Well today is going to be sweet. I can tell. I started my monthly 'curse' today and could not for the life of me find any feminine napkins on campus anywhere. I even tried the HEALTH CENTER, but no..contrary to what I believe the Health Center apparently provides no assistance unless you are pregnant. Well as for Pat, I don't know. I found him slightly attractive to begin with and now I just think he's a little to egotistical. Plus, he goes tanning. If a man goes tanning there can only be two reasons why. And I don't want to think about either reason right now. I promised myself I would never be interested in a guy who went tanning, so I guess Pat is out of the picture.
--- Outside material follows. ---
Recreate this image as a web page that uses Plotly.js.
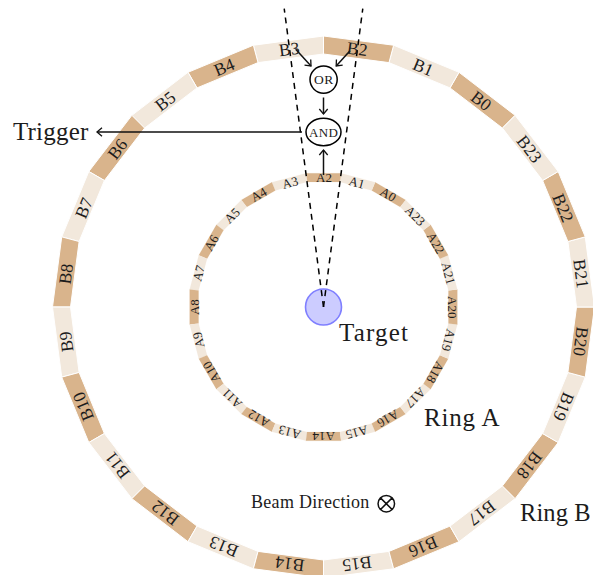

Well unless he acts a little better, than maybe I'll consider giving him my attention. Who am I kidding right? The main reason why I am beginning to not like him is because he shows no intererst in me. I feel deprived of love. I don't know why I get these small horrible fixiations on certain people. I don't know anything anymore. Talked to a good friend last night. Long time. Talked about death. John dying. Where to live. What we ate. How our diets are going (mine is excellent). Porn. Readable porn. Pussy piercings. How my friend is a self labeled 'nympho.' The car wreck. My feelings towards everything. Her pain killers. Being stoned. Basically we covered it all. Which was nice. I miss her being around a lot. We have seperate classes this semester and it sucks royally. I wish I was home. I wish I was high. I wish I was sleeping. I wish I was far, far away. I wish. I'm done.